Science

Kepler Space Telescope Commemorated in Multi-Planet System Showing Video

Because of Kepler we know what's beyond our solar system.

by Sarah Sloat

When NASA scientists began planning the Kepler mission, humans didn’t know of a single planet outside of our solar system. But by the time the roving space telescope retired, on October 30, it had accumulated an impressive resume. Since its launch in 2009, it has discovered more than 2,600 confirmed planets outside our solar system, many of which are hopeful candidates for hosting alien life. The universe, Kepler proved, is home to more planets than stars.

To commemorate Kepler’s nine years of deep space exploration, NASA postdoctoral fellow Ethan Kruse created a video that shows all of the multi-planet systems Kepler uncovered from its first moments in space to its retirement on Tuesday. In the video above, the swirling dots that represent planets are colored in a way that reflects their approximate equilibrium temperatures. Deep blue planets, for example, are like our Earth, while the completely red ones consist of lava.

All of the systems are shown together at the same scale of our own Solar System. The size of the orbits are all to scale, but the size of the planets are not.

One of the most spectacular aspects of Kepler’s discoveries is the sheer variety of exoplanets because they are outside of our solar system) — those outside our solar system — that it has found. A recent analysis of Kepler’s discoveries determined that 20 to 50 percent of the stars we can see in the night sky likely have their own small, rocky planets orbiting around them in a “habitable zone” of their parent stars. These are the planets that scientists are most confident will contain liquid water, thought to be a crucial indicator of life.

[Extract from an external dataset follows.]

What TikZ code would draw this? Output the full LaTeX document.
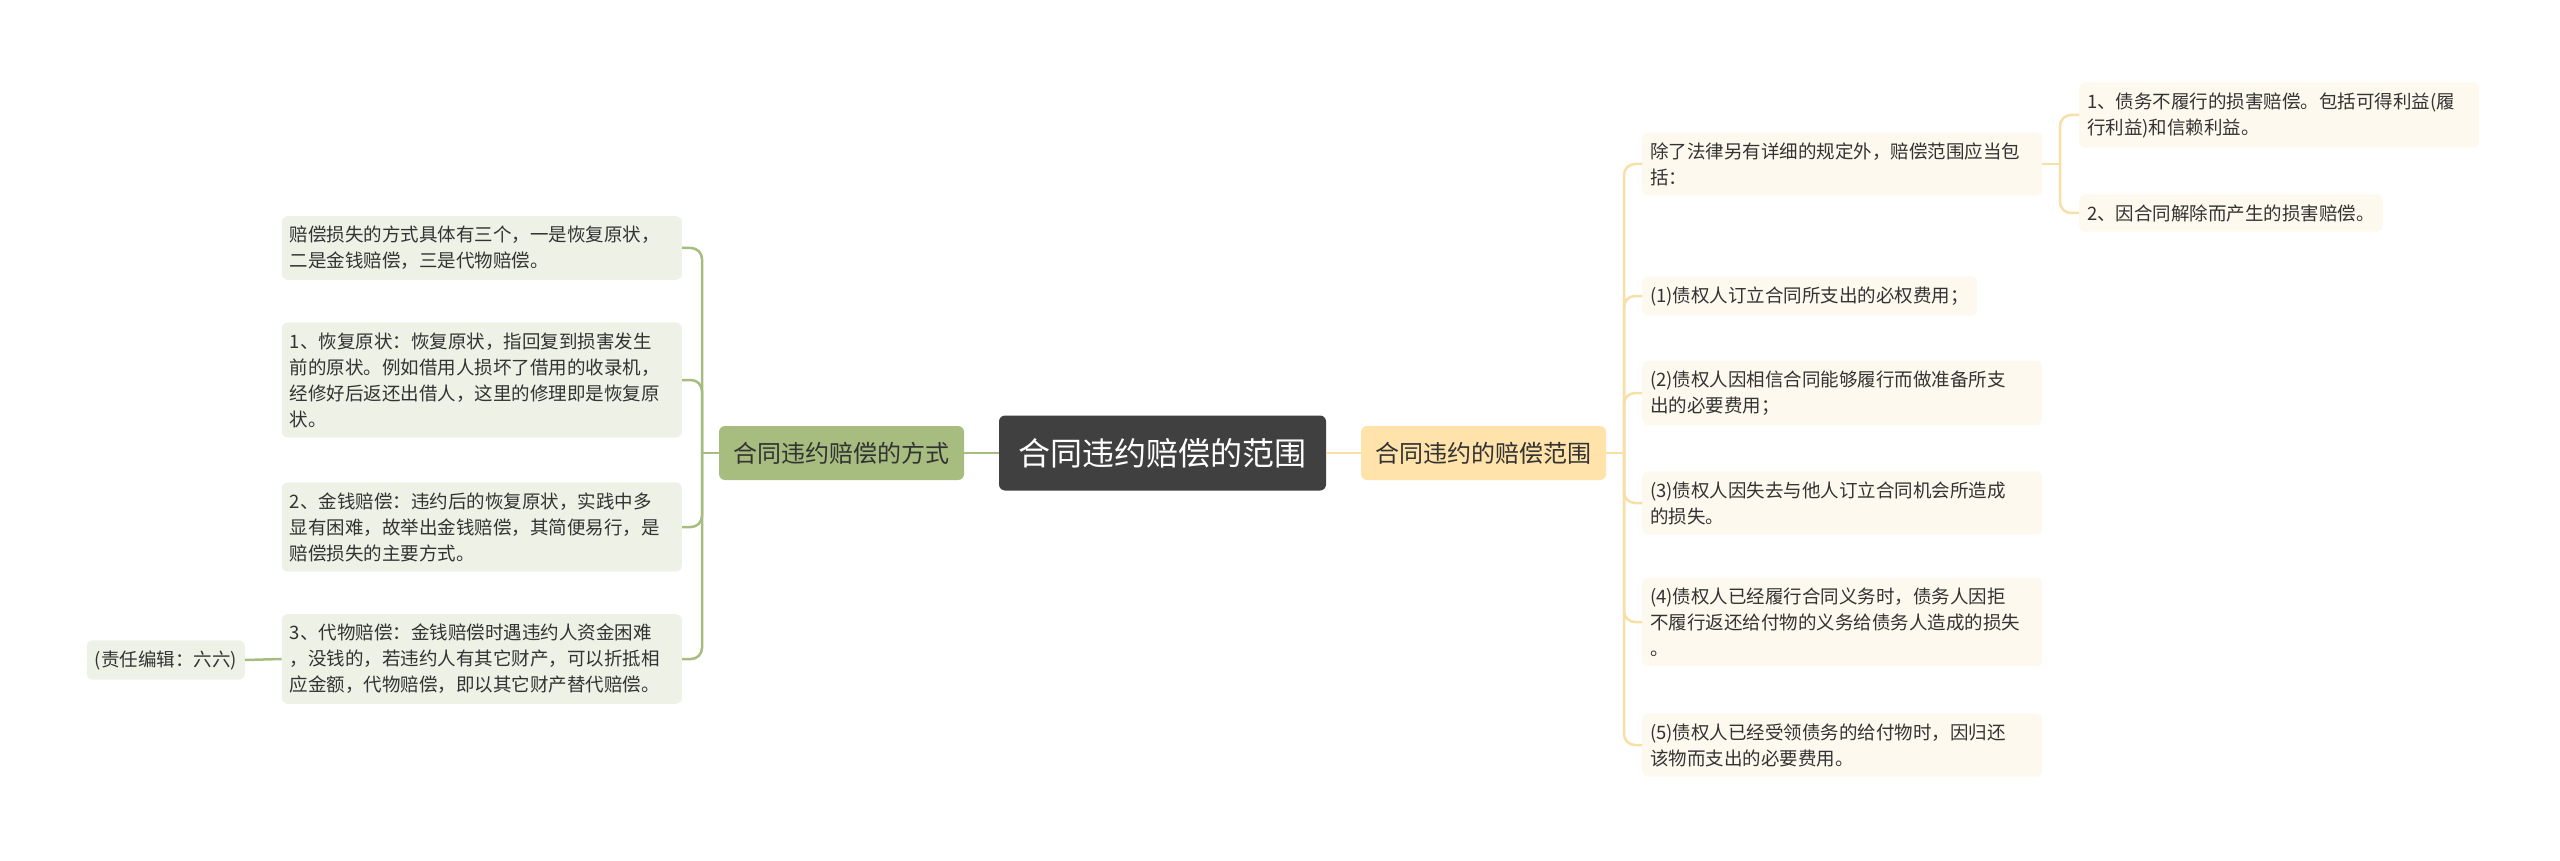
\documentclass[tikz,border=0pt]{standalone}
\usepackage{fontspec}
\setmainfont{Noto Sans CJK SC}
\definecolor{rootgray}{HTML}{404040}
\definecolor{olive}{HTML}{A7BD7F}
\definecolor{sage}{HTML}{EEF1E6}
\definecolor{wheat}{HTML}{FFE3AA}
\definecolor{cream}{HTML}{FEF9EE}
\definecolor{sand}{HTML}{F7DFA6}
\definecolor{ink}{HTML}{333333}
\tikzset{
  rootbox/.style={fill=rootgray,text=white,rounded corners=6pt,minimum width=327pt,minimum height=75pt,font=\fontsize{32}{38}\selectfont},
  leftmain/.style={fill=olive,text=ink,rounded corners=6pt,minimum width=245pt,minimum height=54pt,font=\fontsize{24}{28}\selectfont},
  rightmain/.style={leftmain,fill=wheat},
  leaf/.style={rounded corners=6pt,inner xsep=8pt,inner ysep=10pt,align=left,text=ink,font=\fontsize{18.5}{26}\selectfont},
  gleaf/.style={leaf,fill=sage},
  yleaf/.style={leaf,fill=cream},
  gline/.style={draw=olive,line width=2.5pt,rounded corners=11pt},
  yline/.style={draw=sand,line width=2.5pt,rounded corners=11pt}
}
\begin{document}
\begin{tikzpicture}[x=1pt,y=-1pt]
\useasboundingbox (0,0) rectangle (2560,861);
\node[rootbox] (root) at (1162.5,453) {合同违约赔偿的范围};
\node[leftmain] (lb) at (841.5,453) {合同违约赔偿的方式};
\node[rightmain] (rb) at (1483.5,453) {合同违约的赔偿范围};

\node[gleaf,text width=384pt,anchor=east] (l0) at (682,248) {赔偿损失的方式具体有三个，一是恢复原状，\\二是金钱赔偿，三是代物赔偿。};
\node[gleaf,text width=384pt,anchor=east] (l1) at (682,380) {1、恢复原状：恢复原状，指回复到损害发生\\前的原状。例如借用人损坏了借用的收录机，\\经修好后返还出借人，这里的修理即是恢复原\\状。};
\node[gleaf,text width=384pt,anchor=east] (l2) at (682,527) {2、金钱赔偿：违约后的恢复原状，实践中多\\显有困难，故举出金钱赔偿，其简便易行，是\\赔偿损失的主要方式。};
\node[gleaf,text width=384pt,anchor=east] (l3) at (682,659) {3、代物赔偿：金钱赔偿时遇违约人资金困难\\，没钱的，若违约人有其它财产，可以折抵相\\应金额，代物赔偿，即以其它财产替代赔偿。};
\node[gleaf,anchor=east] (ed) at (245,660) {(责任编辑：六六)};

\node[yleaf,text width=384pt,anchor=west] (r0) at (1642,164) {除了法律另有详细的规定外，赔偿范围应当包\\括：};
\node[yleaf,text width=384pt,anchor=west] (r0a) at (2079,115) {1、债务不履行的损害赔偿。包括可得利益(履\\行利益)和信赖利益。};
\node[yleaf,anchor=west] (r0b) at (2079,213) {2、因合同解除而产生的损害赔偿。};
\node[yleaf,anchor=west] (r1) at (1642,296) {(1)债权人订立合同所支出的必权费用；};
\node[yleaf,text width=384pt,anchor=west] (r2) at (1642,393) {(2)债权人因相信合同能够履行而做准备所支\\出的必要费用；};
\node[yleaf,text width=384pt,anchor=west] (r3) at (1642,503) {(3)债权人因失去与他人订立合同机会所造成\\的损失。};
\node[yleaf,text width=384pt,anchor=west] (r4) at (1642,622) {(4)债权人已经履行合同义务时，债务人因拒\\不履行返还给付物的义务给债务人造成的损失\\。};
\node[yleaf,text width=384pt,anchor=west] (r5) at (1642,745) {(5)债权人已经受领债务的给付物时，因归还\\该物而支出的必要费用。};

\draw[gline] (root.west) -- (lb.east);
\draw[yline] (root.east) -- (rb.west);
\coordinate (lt) at (702,453);
\draw[gline] (lb.west) -- (lt);
\foreach \n in {l0,l1,l2,l3} \draw[gline] (lt) |- (\n.east);
\draw[gline] (ed.east) -- (l3.west);
\coordinate (rt) at (1624,453);
\draw[yline] (rb.east) -- (rt);
\foreach \n in {r0,r1,r2,r3,r4,r5} \draw[yline] (rt) |- (\n.west);
\coordinate (st) at (2060,164);
\draw[yline] (r0.east) -- (st);
\foreach \n in {r0a,r0b} \draw[yline] (st) |- (\n.west);
\end{tikzpicture}
\end{document}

“As NASA’s first planet-hunting mission, Kepler has wildly exceeded all of our expectations and paved the way for our exploration and search for life in the solar system and beyond,” Thomas Zuburchen, Ph.D., associate administrator of NASA’s Science Mission Directorate, said Tuesday. “Not only did it show us how many planets could be out there, it sparked an entirely new and robust field of research that has taken the science community by storm.”

Now that Kepler has run out of maneuvering fuel, it’s destined to an eternal existence of drifting in space. As of now, it’s 944 million miles away in an orbit trailing Earth. As years go by, it will be tugged in and out of Earth’s orbit, but it will never come closer than a million miles to Earth.

Kepler’s retirement, however, doesn’t mean that the search for planets is over. The torch has been passed to NASA’s new space observatory, the Transiting Exoplanet Survey Satellite. TESS will spend the next two years monitoring more than 200,000 stars for temporary drops in brightness caused by planetary transits. According to NASA, it is the “first-ever spaceborne all-sky transit survey,” an incredible planet-finding mission that unmatched by any ground-based survey.